Мой отец Пинкус дожил до семидесяти четырех лет и умер в 1959 году от рака. Сара была моложе, она прожила еще тридцать лет, и ей довелось увидеть меня в качестве члена Нобелевского комитета и директора Радиумхеммета – Шведского онкологического института. Но мне всегда казалось, что ее не особенно волнует вся эта возня с комитетом и институтом – лишь бы мы, наши дети и внуки были здоровы. Сара очень гордилась, что успела стать прабабушкой. Она была уже слишком стара, чтобы приехать и повидать правнуков, а правнуки были еще слишком малы, чтобы везти их за океан, но Сара была счастлива, когда рассматривала их фотографии, сделанные Сьюзан – женой нашего сына.

Дания

Учебный 1945-1946 год подходит к концу, приближается сессия. Всеми правдами и неправдами мне удалось раздобыть необходимые учебники, мои компендиумы полны пометок, лекции подробно законспектированы. К тому же я довольно начитан. Несмотря на это, я стараюсь избежать всех помех, даже отказываюсь от поездки в Ченстохову и провожу все оставшиеся дни и некоторые ночи за столом, пропуская еду и встречи с друзьями.

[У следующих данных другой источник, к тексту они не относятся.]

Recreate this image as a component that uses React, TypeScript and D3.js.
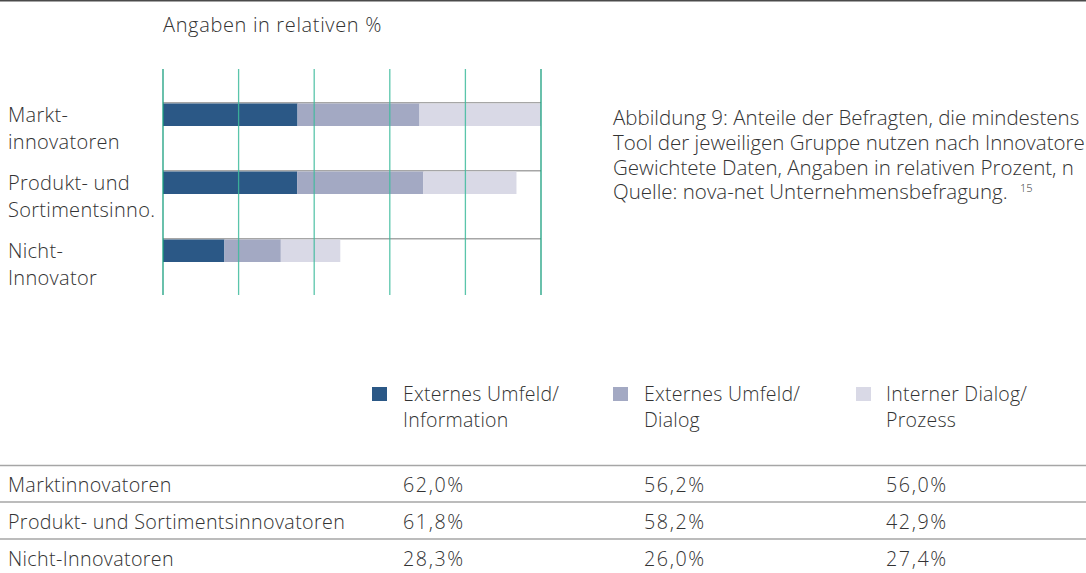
import React from "react";
import * as d3 from "d3";

const categories = ["Marktinnovatoren", "Produkt- und Sortimentsinnovatoren", "Nicht-Innovatoren"];
const chartLabels = [["Markt-", "innovatoren"], ["Produkt- und", "Sortimentsinno."], ["Nicht-", "Innovator"]];
const seriesKeys = ["extInfo", "extDialog", "intDialog"];
const seriesNames = [["Externes Umfeld/", "Information"], ["Externes Umfeld/", "Dialog"], ["Interner Dialog/", "Prozess"]];
const extInfo = [62.0, 61.8, 28.3];
const extDialog = [56.2, 58.2, 26.0];
const intDialog = [56.0, 42.9, 27.4];
const title = "Angaben in relativen %";
const caption = [
  "Abbildung 9: Anteile der Befragten, die mindestens",
  "Tool der jeweiligen Gruppe nutzen nach Innovatoren",
  "Gewichtete Daten, Angaben in relativen Prozent, n",
  "Quelle: nova-net Unternehmensbefragung.",
];
const footnote = "15";

const W = 1086;
const H = 573;
const colors = ["#2b5886", "#a3a9c3", "#d9d9e6"];
const textColor = "#333333";
const font = "'Open Sans', 'Noto Sans', sans-serif";

export default function App() {
  const rows = categories.map((c, i) => ({
    cat: c,
    extInfo: extInfo[i],
    extDialog: extDialog[i],
    intDialog: intDialog[i],
  }));
  const stack = d3.stack<any>().keys(seriesKeys)(rows);
  const xMax = d3.max(rows, (r) => r.extInfo + r.extDialog + r.intDialog) as number;
  const x = d3.scaleLinear().domain([0, xMax]).range([163, 541]);
  const y = d3.scaleBand().domain(categories).range([102, 306]).paddingInner(0).paddingOuter(0);
  const gridVals = d3.range(6).map((i) => (i * xMax) / 5);
  const fmt = d3.formatLocale({ decimal: ",", thousands: ".", grouping: [3], currency: ["", "€"] }).format(".1f");

  const legendSq = [372, 613, 856];
  const legendTx = [403, 644, 886];
  const tableLines = [465.5, 502, 539];
  const tableBase = [492, 529, 566];
  const capBase = [125, 150, 174.5, 199];

  return (
    <svg
      width={W}
      height={H}
      style={{ position: "absolute", left: 0, top: 0, display: "block", background: "#fff" }}
      fontFamily={font}
      fontWeight={300}
    >
      <rect x={0} y={0} width={W} height={H} fill="#ffffff" />
      <line x1={0} x2={W} y1={0.5} y2={0.5} stroke="#4a4a4a" strokeWidth={2} />
      <text x={163} y={32} fontSize={20} letterSpacing={0.65} fill={textColor}>{title}</text>

      {/* bar top rules */}
      {categories.map((c) => (
        <line key={"r" + c} x1={x(0)} x2={x(xMax)} y1={(y(c) as number) + 0.75} y2={(y(c) as number) + 0.75} stroke="#a6a6a6" strokeWidth={1.5} />
      ))}

      {/* bars */}
      {stack.map((s, si) => (
        <g key={s.key} fill={colors[si]}>
          {s.map((d, i) => (
            <rect
              key={i}
              x={x(d[0])}
              y={(y(categories[i]) as number) + 1.5}
              width={x(d[1]) - x(d[0])}
              height={22.5}
            />
          ))}
        </g>
      ))}

      {/* gridlines */}
      {gridVals.map((v, i) => (
        <line
          key={"g" + i}
          x1={x(v)}
          x2={x(v)}
          y1={69}
          y2={295}
          stroke={i === 0 || i === 5 ? "#1a9f7f" : "#3dbb9c"}
          strokeOpacity={i === 0 || i === 5 ? 1 : 0.85}
          strokeWidth={1.3}
        />
      ))}

      {/* category labels */}
      {categories.map((c, i) => (
        <text key={"l" + c} x={8} fontSize={20} letterSpacing={0.3} fill={textColor}>
          <tspan x={8} y={(y(c) as number) + 20}>{chartLabels[i][0]}</tspan>
          <tspan x={8} y={(y(c) as number) + 47}>{chartLabels[i][1]}</tspan>
        </text>
      ))}

      {/* caption */}
      <text x={613} fontSize={20.5} fill={textColor}>
        {caption.map((t, i) => (
          <tspan key={i} x={613} y={capBase[i]}>{t}</tspan>
        ))}
      </text>
      <text x={1020} y={192} fontSize={11} fill={textColor}>{footnote}</text>

      {/* legend */}
      {seriesNames.map((n, i) => (
        <g key={"lg" + i}>
          <rect x={legendSq[i]} y={387} width={15} height={14} fill={colors[i]} />
          <text fontSize={19.5} letterSpacing={0.25} fill={textColor}>
            <tspan x={legendTx[i]} y={401}>{n[0]}</tspan>
            <tspan x={legendTx[i]} y={427}>{n[1]}</tspan>
          </text>
        </g>
      ))}

      {/* table */}
      {tableLines.map((ly, i) => (
        <line key={"t" + i} x1={0} x2={W} y1={ly} y2={ly} stroke="#a6a6a6" strokeWidth={1.5} />
      ))}
      {rows.map((r, i) => (
        <g key={"row" + i} fontSize={19.7} fill={textColor}>
          <text x={8} y={tableBase[i]} letterSpacing={0.35}>{r.cat}</text>
          {seriesKeys.map((k, j) => (
            <text key={k} x={legendTx[j]} y={tableBase[i]} letterSpacing={1.6}>{fmt((r as any)[k])}%</text>
          ))}
        </g>
      ))}
    </svg>
  );
}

Может быть, поэтому я успешно сдаю все длинные письменные и затем устные экзамены. Профессора выслушивают каждого студента и затем ставят оценки. Это тяжкое время для наших учителей, нас очень много, несмотря на то, что некоторые предпочли отложить сессию на потом. Я, наверное, один из немногих, а может быть, и единственный студент, кто, к удивлению преподавателей, изъявляет желание пересдать те два экзамена, по которым получил не самую высшую оценку. Мне хочется получить по всем предметам пятерки, что конечно же не имеет абсолютно никакого значения. И в этой ситуации Нина делает свой первый шаг, первый поворот руля, руля, который потом много лет управлял моей жизнью.

Я не люблю, когда мне мешают, поэтому недоволен, когда слышу звонок в дверь – на этот раз пришла Нина и о чем-то разговаривает в холле с моей хозяйкой, пани Зильберман. Пани Зильберман – приветливая, но чересчур уж решительная и властная молодая дама с мощными и длинными волосатыми ногами, я не могу удержаться, чтобы не смотреть на эти ноги – уж больно короткие юбки носит пани Зильберман. Нина заходит в мою комнату и рассказывает, запыхавшись, в чем дело и почему она так спешит.

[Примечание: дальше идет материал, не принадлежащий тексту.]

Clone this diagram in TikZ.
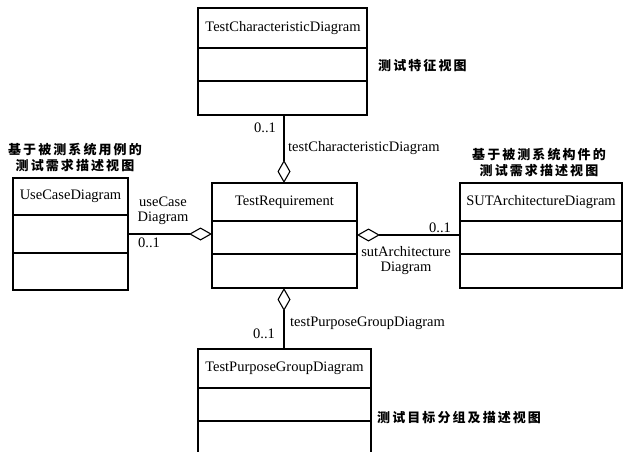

Неожиданно пришло приглашение из Дании – датчане предлагают принять двести студентов из Лодзи, медиков и химиков, чтобы поработать во время каникул в химических лабораториях. Предпочтение отдается студентам второго курса, но оставшиеся места будут предложены первокурсникам. Нина уже записалась, она точно едет в Данию, и если я тоже хочу поехать, то должен действовать быстро – уже утром, когда пришло приглашение, на столе лежало сто пятьдесят заявлений, так что за оставшиеся места будет нешуточная битва.

У меня не было каникул и в прошлом году, но мысль о том, что лучше бы отдохнуть, даже не возникает. Конечно же я хочу поехать в Данию.

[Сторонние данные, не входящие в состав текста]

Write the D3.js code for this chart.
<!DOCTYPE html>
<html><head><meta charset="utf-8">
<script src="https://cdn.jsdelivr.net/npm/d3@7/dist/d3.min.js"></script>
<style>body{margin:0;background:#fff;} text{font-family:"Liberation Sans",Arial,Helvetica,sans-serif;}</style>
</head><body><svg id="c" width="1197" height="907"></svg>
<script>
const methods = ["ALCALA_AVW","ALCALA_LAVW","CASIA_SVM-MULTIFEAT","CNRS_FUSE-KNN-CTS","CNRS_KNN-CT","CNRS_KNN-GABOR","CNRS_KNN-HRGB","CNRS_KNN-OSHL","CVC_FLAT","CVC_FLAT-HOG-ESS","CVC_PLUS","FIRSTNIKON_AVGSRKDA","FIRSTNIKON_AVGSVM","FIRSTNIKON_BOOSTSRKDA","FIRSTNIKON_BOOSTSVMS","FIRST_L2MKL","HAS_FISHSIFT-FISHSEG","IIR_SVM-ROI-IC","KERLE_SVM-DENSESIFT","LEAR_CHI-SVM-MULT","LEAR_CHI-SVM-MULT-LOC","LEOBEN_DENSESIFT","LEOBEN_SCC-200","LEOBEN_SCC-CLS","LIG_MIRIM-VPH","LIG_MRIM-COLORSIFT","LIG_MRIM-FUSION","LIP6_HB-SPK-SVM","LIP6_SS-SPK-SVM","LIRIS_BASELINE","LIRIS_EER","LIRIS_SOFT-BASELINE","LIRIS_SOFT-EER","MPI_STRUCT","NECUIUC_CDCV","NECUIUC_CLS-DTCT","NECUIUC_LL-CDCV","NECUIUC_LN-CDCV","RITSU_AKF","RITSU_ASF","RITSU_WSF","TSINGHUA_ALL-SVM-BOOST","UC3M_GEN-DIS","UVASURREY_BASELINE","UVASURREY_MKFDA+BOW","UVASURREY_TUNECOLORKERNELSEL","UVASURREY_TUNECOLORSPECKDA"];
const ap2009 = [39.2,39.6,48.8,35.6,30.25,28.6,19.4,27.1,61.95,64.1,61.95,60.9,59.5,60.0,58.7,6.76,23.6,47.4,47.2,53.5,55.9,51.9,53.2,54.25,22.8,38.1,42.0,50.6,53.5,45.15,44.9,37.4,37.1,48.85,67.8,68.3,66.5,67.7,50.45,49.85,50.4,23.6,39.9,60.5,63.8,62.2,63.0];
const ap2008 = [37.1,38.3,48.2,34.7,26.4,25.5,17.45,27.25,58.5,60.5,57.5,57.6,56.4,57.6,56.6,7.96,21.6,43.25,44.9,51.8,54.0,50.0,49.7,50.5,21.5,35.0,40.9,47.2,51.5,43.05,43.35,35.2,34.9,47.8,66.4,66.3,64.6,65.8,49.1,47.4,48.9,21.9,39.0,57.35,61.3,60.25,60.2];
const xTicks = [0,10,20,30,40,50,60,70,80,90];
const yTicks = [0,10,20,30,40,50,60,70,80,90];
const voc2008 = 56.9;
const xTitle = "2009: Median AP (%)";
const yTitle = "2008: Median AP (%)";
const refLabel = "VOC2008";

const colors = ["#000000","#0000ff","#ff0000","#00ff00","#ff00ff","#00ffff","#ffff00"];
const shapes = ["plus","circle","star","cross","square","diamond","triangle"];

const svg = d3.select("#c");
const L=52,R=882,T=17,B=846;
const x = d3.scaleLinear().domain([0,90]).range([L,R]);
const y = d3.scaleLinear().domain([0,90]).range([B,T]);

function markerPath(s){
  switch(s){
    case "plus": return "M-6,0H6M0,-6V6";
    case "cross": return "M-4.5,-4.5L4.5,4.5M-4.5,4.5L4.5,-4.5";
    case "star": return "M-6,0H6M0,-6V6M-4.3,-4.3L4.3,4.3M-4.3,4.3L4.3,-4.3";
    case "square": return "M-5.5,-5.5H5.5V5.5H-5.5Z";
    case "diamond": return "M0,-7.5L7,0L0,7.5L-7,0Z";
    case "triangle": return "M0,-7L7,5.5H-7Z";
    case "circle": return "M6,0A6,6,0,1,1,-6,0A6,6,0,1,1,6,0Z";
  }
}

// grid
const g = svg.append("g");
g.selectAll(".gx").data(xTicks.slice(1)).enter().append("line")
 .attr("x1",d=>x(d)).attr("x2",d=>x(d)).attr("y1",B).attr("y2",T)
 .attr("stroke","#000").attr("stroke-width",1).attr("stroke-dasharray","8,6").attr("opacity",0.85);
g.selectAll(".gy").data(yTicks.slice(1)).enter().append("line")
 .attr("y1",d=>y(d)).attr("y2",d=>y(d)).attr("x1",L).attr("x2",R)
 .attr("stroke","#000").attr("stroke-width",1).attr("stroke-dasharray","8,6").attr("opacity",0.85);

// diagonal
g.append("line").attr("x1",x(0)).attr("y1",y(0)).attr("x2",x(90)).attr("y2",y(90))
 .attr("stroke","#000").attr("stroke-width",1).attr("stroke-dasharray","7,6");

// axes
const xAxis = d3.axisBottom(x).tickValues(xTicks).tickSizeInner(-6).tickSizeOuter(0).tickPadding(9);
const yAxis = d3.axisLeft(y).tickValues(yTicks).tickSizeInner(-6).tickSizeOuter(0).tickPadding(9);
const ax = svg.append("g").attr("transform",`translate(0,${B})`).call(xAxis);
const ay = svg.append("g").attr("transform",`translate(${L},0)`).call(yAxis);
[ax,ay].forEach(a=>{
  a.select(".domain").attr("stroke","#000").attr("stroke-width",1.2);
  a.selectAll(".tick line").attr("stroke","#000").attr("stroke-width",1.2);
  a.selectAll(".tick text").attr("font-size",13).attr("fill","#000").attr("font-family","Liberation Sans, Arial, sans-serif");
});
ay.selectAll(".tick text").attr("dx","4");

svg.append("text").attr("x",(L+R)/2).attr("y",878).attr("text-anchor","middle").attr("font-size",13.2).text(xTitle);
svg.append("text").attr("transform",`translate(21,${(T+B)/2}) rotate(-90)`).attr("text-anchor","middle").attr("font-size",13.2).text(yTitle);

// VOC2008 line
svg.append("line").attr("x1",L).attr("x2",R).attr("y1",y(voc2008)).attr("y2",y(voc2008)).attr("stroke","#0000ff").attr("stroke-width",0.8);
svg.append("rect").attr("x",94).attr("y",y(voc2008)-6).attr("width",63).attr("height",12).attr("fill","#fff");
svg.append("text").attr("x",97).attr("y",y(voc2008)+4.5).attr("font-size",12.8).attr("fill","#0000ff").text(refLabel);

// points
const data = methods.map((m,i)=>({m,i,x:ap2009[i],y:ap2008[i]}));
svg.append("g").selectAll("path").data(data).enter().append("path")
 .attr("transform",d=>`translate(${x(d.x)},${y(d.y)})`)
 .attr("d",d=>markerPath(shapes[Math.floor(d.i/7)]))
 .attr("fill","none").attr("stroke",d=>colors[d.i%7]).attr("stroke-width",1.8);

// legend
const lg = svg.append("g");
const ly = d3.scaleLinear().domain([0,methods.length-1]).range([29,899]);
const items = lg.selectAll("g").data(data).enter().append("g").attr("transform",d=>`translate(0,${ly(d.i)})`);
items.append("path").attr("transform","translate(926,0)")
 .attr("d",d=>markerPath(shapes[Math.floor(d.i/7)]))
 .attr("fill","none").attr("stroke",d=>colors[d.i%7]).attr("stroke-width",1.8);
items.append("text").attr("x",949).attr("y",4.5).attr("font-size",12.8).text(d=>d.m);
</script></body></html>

Для меня это – приключение. За свои двадцать лет я ни разу не был за границей – куда и когда я должен подать заявление? И, как это уже было со студенческим балом, Нина скромно говорит, что она уже записала меня на всякий случай, но ей нужны дополнительные сведения – они там ждать не будут. Я быстро сообщаю ей все, что требуется, даже не задумываясь, почему эта хорошенькая девушка все это для меня делает.

Мои родители тоже за. Они даже не начинают разговора о планах на лето, которое мы могли бы провести все вместе – конечно, я должен ехать, если считаю, что это интересно и к тому же полезно.

Сара укладывает мой чемодан, а Пинкус шьет для меня пару элегантных светло-коричневых брюк из легкого габардина. Кроме того, они суют мне тяжелый серебряный портсигар – я не курю, но его можно продать в Дании, если будет трудно с деньгами. Когда Сара и Пинкус через две недели провожают меня на поезд в Лодзь, откуда должно начаться наше путешествие, Романа дома нет.

Мне не надо заниматься никакими формальностями. На нашу группу выписан один общий документ, он находится у руководителя, симпатичного профессора-эндокринолога Беера – к его паспорту просто прикреплен длинный список, семьдесят два студента-медика, которые едут с ним из Лодзи. Есть еще группа студентов-химиков, с ними едет Марыся Левицки – теперь она Тоська Роллер, у них другой руководитель.